Tout ce dispositif d'information et de concertation n'a pas été en mesure de répondre à l'ensemble des questions que la profession se posait, et encore moins de résoudre les problèmes posés.
Cinquième constat : la marche à blanc s'est révélée être un trompe l'oeil. N'ayant jusque-là jamais été sollicitée par Écomouv', l'OTRE s'est engagée pendant la réunion ministérielle à s'inscrire dans la marche à blanc. Au total, ce sont une trentaine d'entreprises, réparties sur le territoire, et de tailles différentes, qui ont tenté de se lancer dans cette phase de test. Seules les PME ayant contracté avec une SHT avaient la possibilité de participer à la marche à blanc. Il n'était pas possible pour une PME non abonnée de récupérer ses badges auprès du délégataire et de tester le dispositif ! La possibilité pour ce type d'entreprises de s'inscrire sur le site Écomouv' est d'ailleurs arrivée bien plus tard, fin novembre 2013.
Au final, sur la trentaine d'entreprises proposées par l'OTRE, une seule arrivera à passer toutes les étapes pour démarrer ces tests grandeur nature. Le bilan de cette phase de marche à blanc est catastrophique.
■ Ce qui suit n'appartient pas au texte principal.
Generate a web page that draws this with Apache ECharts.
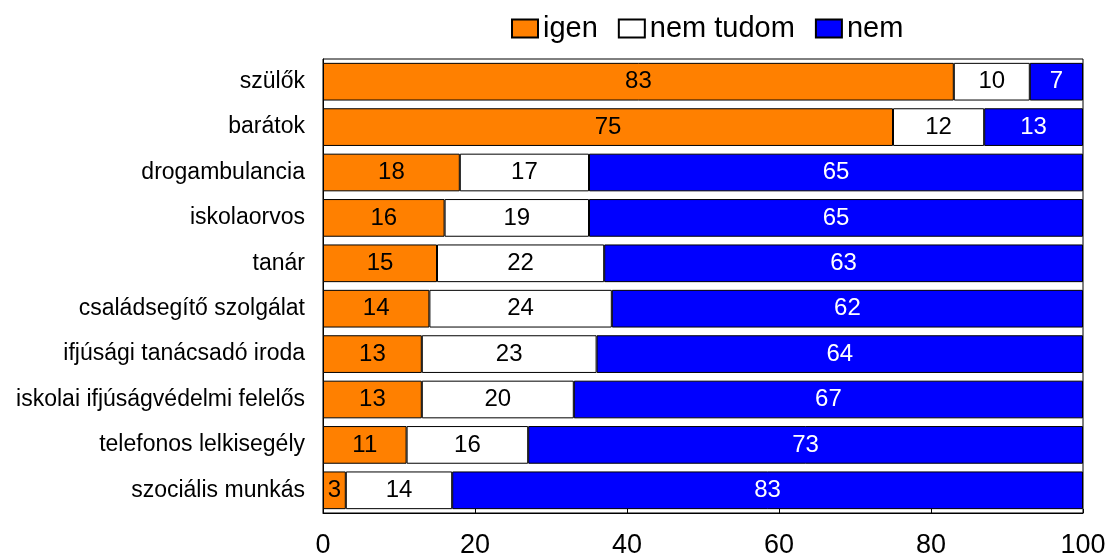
<!DOCTYPE html>
<html>
<head>
<meta charset="utf-8">
<script src="https://cdn.jsdelivr.net/npm/echarts@6/dist/echarts.min.js"></script>
<style>
  html, body { margin: 0; padding: 0; background: #fff; }
  #main { width: 1110px; height: 559px; }
</style>
</head>
<body>
<div id="main"></div>
<script>
// kategóriák (felülről lefelé)
var categories = [
  "szülők", "barátok", "drogambulancia", "iskolaorvos", "tanár",
  "családsegítő szolgálat", "ifjúsági tanácsadó iroda",
  "iskolai ifjúságvédelmi felelős", "telefonos lelkisegély", "szociális munkás"
];
var igen = [83, 75, 18, 16, 15, 14, 13, 13, 11, 3];
var nemTudom = [10, 12, 17, 19, 22, 24, 23, 20, 16, 14];
var nem = [7, 13, 65, 65, 63, 62, 64, 67, 73, 83];
var xTicks = [0, 20, 40, 60, 80, 100];

var chart = echarts.init(document.getElementById("main"));

function makeSeries(name, data, color, textColor) {
  return {
    name: name,
    type: "bar",
    stack: "total",
    barCategoryGap: "17%",
    data: data,
    itemStyle: { color: color, borderColor: "#000", borderWidth: 1 },
    label: {
      show: true,
      position: "inside",
      color: textColor,
      fontSize: 24,
      fontFamily: "Liberation Sans, Arial, sans-serif"
    }
  };
}

var option = {
  animation: false,
  backgroundColor: "#fff",
  textStyle: { fontFamily: "Liberation Sans, Arial, sans-serif" },
  legend: {
    top: 9,
    left: 506,
    icon: "rect",
    itemWidth: 26,
    itemHeight: 18,
    itemGap: 20,
    textStyle: { fontSize: 29, color: "#000" },
    data: ["igen", "nem tudom", "nem"]
  },
  grid: {
    left: 323,
    right: 27,
    top: 59,
    bottom: 42,
    show: true,
    borderColor: "#000",
    borderWidth: 1
  },
  xAxis: {
    type: "value",
    min: xTicks[0],
    max: xTicks[xTicks.length - 1],
    interval: 20,
    axisLine: { show: true, lineStyle: { color: "#000" } },
    axisTick: { show: true, inside: true, length: 4, lineStyle: { color: "#000" } },
    splitLine: { show: false },
    axisLabel: { fontSize: 27, color: "#000", margin: 19 }
  },
  yAxis: {
    type: "category",
    inverse: true,
    data: categories,
    axisLine: { show: true, lineStyle: { color: "#000" } },
    axisTick: { show: false },
    axisLabel: { fontSize: 23, color: "#000", margin: 18 }
  },
  series: [
    makeSeries("igen", igen, "#FF8000", "#000"),
    makeSeries("nem tudom", nemTudom, "#FFFFFF", "#000"),
    makeSeries("nem", nem, "#0000FF", "#FFFFFF")
  ]
};

chart.setOption(option);
</script>
</body>
</html>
Quant au test mené par l'entreprise Guisnel -800 cartes grises moteurs- il révèle une incohérence et une inadaptation totales du mode de facturation. Nous avons un dossier à vous remettre au sujet de ce test...
Aujourd'hui, aux dires des déclarations d'Écomouv' lors de son audition devant la mission parlementaire de l'Assemblée nationale, le bilan de la marche à blanc qui aurait été menée sur les véhicules de Geodis serait tout à fait probant. Comment croire qu'une entreprise non badgée en septembre 2013 a pu contribuer à valider le système en si peu de temps ? Si tel est le cas, pourquoi ne pas rendre public ce bilan, si cela doit définitivement asseoir le système retenu ?
Nous avons, à de multiples reprises, demandé communication des résultats, sans succès. Les retours de la société Guisnel et l'article de presse sur les transports Orain, que nous avons joints à notre dossier, démontrent que le système ne fonctionne toujours pas.
En conclusion, l'ensemble des éléments démontrent des dysfonctionnements majeurs dans la phase d'enregistrement que la société Écomouv' est incapable d'assumer, malgré le travail préparatoire et de vérification effectué par les SHT, et dans le calcul de la taxe.
Quant au système de facturation de la taxe, il est faux et invérifiable ce qui est inacceptable : il n'y a pas de mention des kilomètres parcourus, pas de localisation géographique et temporelle des trajets, et pas de mention du tarif kilométrique appliqué.
Enfin, à ce jour, nous ne savons toujours pas si le dispositif correspond au cahier des charges proposé par l'État, et -plus important- s'il est adapté à la réalité du quotidien des entreprises de transport routier.
Le dernier constat concerne l'absence de contrôle périodique de fonctionnement des badges. Alors que le principe de la taxe est un nombre de kilomètres parcourus multiplié par un taux de taxe, en fonction des caractéristiques du véhicule, nous n'avons aucune garantie sur la métrologie des badges et sur leur fiabilité dans le temps.
De nombreux équipements de contrôle ou de comptabilisation sont installés dans les véhicules poids lourds, qu'il s'agisse des temps de travail ou de la limitation de vitesse du véhicule. Tous ces équipements font l'objet de vérifications à échéances périodiques. Nous nous demandons donc pourquoi le badge n'a pu faire l'objet de ce type de vérification.
Au regard de l'ensemble de ces constats, l'OTRE exprime clairement son opposition à l'écotaxe Écomouv' mais, consciente des enjeux relatifs au financement des infrastructures et à la transition énergétique, elle a fait des propositions alternatives en ce sens à la mission parlementaire réunie sur ce sujet.